= Data to process =
==============================

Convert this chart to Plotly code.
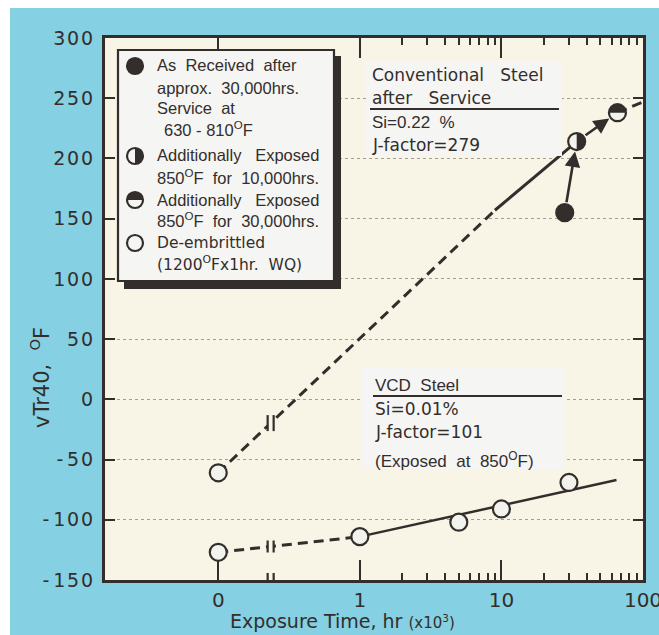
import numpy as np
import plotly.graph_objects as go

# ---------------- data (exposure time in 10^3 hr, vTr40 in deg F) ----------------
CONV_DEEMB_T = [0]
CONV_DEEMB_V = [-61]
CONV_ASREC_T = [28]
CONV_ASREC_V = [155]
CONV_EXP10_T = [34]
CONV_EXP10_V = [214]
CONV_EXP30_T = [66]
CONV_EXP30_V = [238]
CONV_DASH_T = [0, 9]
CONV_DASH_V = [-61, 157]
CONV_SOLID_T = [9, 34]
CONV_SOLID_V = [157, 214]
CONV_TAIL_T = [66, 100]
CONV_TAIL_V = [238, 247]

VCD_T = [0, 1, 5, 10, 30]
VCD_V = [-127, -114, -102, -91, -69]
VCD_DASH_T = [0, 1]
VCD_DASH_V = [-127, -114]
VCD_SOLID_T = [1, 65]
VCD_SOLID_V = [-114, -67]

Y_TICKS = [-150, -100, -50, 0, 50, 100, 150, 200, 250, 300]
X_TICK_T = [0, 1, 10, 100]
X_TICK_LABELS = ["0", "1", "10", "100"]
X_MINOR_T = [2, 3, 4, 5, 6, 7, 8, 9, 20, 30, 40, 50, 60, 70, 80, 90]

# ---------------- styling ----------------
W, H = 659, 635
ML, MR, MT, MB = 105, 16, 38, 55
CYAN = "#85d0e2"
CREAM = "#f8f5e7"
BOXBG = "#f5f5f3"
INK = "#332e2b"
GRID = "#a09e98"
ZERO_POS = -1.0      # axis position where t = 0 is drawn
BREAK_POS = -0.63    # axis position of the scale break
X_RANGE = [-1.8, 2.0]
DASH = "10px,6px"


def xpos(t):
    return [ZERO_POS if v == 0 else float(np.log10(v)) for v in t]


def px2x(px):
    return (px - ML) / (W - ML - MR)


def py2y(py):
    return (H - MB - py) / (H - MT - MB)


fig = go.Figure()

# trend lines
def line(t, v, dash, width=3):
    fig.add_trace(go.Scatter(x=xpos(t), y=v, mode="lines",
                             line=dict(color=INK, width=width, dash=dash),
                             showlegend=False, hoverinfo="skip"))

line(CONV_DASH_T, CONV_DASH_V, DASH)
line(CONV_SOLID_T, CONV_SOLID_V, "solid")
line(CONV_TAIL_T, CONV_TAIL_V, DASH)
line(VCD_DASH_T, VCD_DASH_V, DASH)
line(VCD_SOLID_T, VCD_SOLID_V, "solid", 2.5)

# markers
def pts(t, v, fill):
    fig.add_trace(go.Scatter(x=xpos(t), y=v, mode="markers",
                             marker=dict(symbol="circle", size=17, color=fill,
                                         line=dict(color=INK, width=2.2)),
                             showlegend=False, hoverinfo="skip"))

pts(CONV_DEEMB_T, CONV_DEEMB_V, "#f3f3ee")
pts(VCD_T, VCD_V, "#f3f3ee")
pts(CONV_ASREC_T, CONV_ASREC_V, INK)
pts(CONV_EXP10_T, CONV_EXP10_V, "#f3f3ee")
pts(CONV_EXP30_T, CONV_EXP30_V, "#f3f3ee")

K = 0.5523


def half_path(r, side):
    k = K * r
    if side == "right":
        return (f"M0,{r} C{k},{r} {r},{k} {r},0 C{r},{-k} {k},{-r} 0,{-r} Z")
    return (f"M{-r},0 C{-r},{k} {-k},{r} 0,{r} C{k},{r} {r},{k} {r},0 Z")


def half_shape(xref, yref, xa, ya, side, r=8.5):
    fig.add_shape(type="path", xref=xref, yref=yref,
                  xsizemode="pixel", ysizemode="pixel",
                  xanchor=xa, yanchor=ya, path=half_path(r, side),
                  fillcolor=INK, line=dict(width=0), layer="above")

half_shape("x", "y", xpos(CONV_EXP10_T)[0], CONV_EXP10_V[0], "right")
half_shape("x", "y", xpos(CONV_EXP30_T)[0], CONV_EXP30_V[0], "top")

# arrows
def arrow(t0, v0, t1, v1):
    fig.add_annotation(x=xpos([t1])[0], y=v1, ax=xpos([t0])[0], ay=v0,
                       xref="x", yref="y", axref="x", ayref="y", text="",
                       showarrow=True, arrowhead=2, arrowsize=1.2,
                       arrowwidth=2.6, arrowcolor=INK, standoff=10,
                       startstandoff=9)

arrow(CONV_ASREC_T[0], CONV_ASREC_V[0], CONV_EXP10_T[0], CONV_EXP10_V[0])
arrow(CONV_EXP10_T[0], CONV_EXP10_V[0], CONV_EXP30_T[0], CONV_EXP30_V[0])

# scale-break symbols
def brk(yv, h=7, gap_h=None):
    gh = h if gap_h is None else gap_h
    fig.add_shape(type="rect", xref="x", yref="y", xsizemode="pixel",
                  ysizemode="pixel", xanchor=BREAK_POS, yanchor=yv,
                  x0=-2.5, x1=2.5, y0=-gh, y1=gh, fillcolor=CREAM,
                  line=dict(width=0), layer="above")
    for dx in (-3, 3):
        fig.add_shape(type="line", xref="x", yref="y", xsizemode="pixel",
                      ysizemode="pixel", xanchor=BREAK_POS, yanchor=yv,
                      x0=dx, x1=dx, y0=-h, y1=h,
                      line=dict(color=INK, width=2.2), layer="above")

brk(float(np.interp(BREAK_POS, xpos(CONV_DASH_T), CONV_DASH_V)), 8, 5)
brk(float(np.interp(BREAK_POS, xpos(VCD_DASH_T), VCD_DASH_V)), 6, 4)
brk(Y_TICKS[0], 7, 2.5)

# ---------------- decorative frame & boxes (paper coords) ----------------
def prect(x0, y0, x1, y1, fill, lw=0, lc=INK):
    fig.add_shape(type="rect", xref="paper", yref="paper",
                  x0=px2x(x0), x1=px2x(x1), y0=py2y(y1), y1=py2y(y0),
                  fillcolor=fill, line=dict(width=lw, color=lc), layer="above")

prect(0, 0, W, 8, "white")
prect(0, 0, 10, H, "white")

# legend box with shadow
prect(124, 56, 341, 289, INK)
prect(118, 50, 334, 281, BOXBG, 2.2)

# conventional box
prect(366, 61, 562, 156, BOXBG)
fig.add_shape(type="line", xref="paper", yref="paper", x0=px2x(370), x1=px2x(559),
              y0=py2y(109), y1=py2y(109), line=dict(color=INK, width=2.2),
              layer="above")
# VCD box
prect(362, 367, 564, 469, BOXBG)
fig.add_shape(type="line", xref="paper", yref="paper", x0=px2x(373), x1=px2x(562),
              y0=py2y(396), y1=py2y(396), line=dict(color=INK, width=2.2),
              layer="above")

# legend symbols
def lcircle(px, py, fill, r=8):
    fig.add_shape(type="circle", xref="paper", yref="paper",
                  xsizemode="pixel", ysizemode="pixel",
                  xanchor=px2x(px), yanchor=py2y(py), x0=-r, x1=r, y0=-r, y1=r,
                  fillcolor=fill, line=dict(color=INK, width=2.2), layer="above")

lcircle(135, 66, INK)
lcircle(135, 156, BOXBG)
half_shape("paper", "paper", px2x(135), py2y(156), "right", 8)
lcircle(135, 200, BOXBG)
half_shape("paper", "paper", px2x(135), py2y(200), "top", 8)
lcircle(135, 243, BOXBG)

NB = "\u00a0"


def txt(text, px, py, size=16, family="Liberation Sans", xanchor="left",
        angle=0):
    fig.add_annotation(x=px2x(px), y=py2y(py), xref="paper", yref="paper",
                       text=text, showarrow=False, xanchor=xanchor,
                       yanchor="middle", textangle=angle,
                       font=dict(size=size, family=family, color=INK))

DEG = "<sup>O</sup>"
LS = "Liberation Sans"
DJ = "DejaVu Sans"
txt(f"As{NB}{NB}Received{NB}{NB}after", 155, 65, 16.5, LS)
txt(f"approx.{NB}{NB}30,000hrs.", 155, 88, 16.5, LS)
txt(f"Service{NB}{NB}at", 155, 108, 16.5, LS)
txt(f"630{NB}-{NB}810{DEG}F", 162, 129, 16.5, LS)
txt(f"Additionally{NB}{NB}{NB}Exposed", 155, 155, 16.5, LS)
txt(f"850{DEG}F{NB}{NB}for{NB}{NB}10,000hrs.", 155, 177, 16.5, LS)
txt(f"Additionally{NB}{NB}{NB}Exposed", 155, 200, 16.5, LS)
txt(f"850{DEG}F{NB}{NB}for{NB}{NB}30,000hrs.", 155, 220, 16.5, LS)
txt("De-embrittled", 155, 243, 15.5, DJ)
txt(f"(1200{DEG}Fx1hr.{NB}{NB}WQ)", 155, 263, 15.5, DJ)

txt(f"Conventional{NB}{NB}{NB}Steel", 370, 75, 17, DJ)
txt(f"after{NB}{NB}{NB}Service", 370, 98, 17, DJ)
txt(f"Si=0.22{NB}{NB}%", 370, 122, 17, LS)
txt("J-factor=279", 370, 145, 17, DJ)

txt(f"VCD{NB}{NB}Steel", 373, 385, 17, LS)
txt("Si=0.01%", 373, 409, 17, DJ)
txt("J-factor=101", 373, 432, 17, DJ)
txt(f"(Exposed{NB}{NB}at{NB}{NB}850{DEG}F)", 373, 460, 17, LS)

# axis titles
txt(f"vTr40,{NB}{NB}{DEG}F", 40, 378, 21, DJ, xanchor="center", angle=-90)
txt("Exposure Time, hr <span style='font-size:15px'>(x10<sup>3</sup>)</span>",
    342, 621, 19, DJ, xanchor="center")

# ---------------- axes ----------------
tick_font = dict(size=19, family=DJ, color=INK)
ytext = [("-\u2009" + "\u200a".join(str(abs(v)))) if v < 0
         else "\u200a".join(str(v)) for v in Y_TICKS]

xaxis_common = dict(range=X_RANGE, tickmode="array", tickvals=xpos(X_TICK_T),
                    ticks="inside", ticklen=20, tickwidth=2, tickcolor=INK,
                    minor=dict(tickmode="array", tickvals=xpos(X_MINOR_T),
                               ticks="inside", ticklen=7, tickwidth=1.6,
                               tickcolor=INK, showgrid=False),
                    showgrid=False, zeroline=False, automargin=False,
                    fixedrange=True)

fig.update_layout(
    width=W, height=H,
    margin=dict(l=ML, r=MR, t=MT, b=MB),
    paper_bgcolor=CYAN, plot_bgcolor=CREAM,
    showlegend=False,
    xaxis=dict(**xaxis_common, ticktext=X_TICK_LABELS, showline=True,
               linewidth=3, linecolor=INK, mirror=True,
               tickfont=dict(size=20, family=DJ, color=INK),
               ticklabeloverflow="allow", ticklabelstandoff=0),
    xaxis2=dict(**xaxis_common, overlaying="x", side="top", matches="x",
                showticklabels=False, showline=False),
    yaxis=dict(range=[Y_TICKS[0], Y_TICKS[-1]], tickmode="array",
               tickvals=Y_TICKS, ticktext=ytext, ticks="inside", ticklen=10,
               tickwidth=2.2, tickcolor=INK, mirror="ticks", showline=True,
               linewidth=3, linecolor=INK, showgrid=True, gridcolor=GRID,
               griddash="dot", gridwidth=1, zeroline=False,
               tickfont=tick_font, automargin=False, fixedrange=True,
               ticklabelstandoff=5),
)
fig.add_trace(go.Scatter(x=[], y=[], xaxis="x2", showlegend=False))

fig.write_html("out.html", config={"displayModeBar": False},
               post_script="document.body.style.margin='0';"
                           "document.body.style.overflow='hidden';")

==============================

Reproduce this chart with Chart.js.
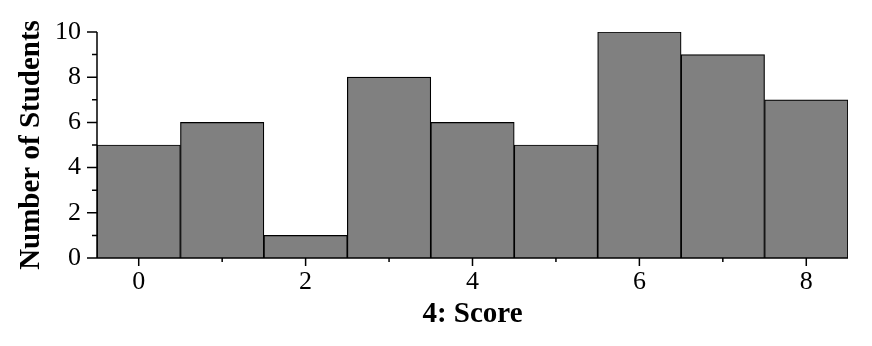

==============================

= Instructions for the task =
Reproduce exactly the lines above starting at the line containing "Convert this chart to Plotly code." and ending at the line containing "import plotly.graph_objects as go", including both, but not the pictures.

= Problem solution =
Convert this chart to Plotly code.
import numpy as np
import plotly.graph_objects as go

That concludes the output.